● **GIVEN MATERIAL**:
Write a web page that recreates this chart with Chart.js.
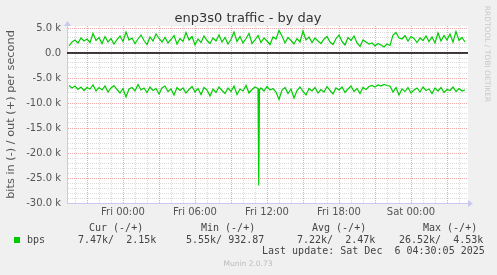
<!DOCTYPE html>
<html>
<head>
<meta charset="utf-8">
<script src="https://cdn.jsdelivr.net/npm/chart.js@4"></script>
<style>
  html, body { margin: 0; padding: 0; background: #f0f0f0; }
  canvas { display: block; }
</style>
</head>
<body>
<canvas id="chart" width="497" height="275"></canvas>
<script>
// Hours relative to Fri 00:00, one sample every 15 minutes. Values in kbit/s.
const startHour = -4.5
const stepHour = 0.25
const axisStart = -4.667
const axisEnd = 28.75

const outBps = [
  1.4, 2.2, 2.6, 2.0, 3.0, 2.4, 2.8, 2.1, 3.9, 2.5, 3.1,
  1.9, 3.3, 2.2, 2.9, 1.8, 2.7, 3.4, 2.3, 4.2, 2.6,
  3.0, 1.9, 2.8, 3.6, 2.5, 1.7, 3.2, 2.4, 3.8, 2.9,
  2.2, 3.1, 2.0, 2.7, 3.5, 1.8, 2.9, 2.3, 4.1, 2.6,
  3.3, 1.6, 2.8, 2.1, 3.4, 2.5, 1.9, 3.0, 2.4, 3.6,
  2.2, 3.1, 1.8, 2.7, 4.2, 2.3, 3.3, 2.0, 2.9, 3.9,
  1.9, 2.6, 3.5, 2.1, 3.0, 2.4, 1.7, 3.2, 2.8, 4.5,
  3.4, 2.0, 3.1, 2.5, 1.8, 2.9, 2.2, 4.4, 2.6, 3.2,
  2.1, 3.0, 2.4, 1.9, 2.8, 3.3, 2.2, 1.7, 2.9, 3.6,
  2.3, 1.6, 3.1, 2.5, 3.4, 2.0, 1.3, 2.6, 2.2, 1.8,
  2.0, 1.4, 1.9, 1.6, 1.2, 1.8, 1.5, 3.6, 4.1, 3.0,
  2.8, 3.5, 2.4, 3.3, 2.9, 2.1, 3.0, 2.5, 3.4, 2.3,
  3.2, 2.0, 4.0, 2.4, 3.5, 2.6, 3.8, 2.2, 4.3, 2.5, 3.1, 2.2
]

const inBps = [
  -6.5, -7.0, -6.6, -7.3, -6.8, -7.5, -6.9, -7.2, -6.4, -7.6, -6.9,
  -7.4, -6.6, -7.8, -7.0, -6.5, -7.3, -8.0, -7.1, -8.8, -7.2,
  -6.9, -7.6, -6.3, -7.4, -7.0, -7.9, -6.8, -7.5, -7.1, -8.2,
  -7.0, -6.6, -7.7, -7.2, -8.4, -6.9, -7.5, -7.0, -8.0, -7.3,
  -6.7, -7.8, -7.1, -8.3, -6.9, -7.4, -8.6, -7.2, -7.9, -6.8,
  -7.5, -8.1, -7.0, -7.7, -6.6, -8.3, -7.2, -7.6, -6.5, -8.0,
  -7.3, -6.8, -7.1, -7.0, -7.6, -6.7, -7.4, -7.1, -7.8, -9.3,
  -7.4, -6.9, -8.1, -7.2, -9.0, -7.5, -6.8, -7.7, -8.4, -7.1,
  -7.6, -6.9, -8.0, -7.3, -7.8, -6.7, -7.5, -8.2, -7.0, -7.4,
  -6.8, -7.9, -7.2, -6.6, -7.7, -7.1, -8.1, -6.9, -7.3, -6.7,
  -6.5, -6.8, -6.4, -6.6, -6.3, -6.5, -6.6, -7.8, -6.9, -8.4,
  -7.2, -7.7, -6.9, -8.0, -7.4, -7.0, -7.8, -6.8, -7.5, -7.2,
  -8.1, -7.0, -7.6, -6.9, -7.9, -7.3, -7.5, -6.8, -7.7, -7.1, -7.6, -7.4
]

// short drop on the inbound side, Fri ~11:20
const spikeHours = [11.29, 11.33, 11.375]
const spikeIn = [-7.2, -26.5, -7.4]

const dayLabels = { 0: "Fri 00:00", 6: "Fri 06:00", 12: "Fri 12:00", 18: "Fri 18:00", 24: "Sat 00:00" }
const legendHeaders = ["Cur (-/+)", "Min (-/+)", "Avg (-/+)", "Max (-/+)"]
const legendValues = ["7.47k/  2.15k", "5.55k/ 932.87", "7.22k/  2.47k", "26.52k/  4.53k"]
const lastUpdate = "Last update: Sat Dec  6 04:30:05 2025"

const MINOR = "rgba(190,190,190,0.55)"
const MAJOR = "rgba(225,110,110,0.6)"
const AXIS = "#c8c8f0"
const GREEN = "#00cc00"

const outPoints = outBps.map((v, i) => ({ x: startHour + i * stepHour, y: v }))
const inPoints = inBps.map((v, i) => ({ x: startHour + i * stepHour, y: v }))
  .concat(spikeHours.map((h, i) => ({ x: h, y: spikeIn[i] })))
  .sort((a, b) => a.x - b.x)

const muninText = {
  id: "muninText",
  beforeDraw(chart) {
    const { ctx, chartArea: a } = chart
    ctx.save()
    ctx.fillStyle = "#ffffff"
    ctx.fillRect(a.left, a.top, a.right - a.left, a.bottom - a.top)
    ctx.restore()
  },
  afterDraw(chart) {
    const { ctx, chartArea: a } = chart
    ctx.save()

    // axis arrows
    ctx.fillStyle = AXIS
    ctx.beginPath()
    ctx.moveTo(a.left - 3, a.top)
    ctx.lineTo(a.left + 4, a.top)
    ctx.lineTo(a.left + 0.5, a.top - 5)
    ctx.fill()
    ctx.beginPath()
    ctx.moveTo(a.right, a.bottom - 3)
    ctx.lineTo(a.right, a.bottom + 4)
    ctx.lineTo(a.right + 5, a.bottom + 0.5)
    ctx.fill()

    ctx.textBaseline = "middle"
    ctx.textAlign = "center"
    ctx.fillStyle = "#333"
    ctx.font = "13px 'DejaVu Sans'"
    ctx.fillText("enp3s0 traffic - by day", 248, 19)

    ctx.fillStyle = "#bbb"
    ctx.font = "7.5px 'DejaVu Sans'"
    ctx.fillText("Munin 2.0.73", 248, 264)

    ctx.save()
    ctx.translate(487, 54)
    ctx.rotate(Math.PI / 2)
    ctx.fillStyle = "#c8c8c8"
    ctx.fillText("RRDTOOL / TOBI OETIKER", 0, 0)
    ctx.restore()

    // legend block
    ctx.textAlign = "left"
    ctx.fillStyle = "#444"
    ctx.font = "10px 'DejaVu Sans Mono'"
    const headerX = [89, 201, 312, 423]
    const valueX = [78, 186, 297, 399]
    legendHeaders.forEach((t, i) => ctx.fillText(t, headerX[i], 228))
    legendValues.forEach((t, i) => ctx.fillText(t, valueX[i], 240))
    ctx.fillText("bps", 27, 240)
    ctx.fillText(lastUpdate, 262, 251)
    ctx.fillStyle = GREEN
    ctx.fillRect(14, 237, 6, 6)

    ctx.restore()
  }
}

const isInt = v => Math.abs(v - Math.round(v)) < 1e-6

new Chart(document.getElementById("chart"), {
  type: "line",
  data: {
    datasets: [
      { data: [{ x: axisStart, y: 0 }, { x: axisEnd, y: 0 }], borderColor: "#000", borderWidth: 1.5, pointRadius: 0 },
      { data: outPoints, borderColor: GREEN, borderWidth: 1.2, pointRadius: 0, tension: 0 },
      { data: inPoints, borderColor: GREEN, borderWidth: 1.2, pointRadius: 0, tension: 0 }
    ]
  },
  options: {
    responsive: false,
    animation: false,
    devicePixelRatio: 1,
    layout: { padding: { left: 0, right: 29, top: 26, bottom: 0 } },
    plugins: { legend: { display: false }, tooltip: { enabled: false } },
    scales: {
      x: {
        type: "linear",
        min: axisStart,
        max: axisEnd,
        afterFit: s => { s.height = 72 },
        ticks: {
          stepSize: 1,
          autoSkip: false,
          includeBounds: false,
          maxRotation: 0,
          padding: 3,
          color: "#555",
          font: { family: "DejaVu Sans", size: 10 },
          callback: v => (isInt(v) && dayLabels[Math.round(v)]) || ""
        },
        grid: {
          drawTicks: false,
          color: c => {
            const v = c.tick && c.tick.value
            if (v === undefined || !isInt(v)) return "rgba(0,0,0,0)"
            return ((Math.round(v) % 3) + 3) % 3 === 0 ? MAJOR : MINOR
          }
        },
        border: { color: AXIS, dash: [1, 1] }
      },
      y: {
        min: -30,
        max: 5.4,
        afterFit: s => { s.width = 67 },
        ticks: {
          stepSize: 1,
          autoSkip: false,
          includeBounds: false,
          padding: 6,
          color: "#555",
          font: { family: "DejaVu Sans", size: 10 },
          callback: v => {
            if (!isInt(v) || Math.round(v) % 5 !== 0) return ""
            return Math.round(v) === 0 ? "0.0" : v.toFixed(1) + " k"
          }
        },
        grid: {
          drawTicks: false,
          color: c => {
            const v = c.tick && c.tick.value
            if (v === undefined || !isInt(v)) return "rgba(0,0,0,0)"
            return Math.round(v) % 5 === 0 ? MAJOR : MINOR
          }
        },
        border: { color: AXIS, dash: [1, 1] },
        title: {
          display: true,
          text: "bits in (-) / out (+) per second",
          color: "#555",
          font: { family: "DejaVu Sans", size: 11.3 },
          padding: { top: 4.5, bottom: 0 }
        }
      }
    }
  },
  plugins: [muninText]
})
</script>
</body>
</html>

● **OBJECTIVE**:
Copy out every line of the data that includes the word "chart".

● **COMPLETED EXERCISE**:
Write a web page that recreates this chart with Chart.js.
<script src="https://cdn.jsdelivr.net/npm/chart.js@4"></script>
<canvas id="chart" width="497" height="275"></canvas>
  beforeDraw(chart) {
    const { ctx, chartArea: a } = chart
  afterDraw(chart) {
    const { ctx, chartArea: a } = chart
new Chart(document.getElementById("chart"), {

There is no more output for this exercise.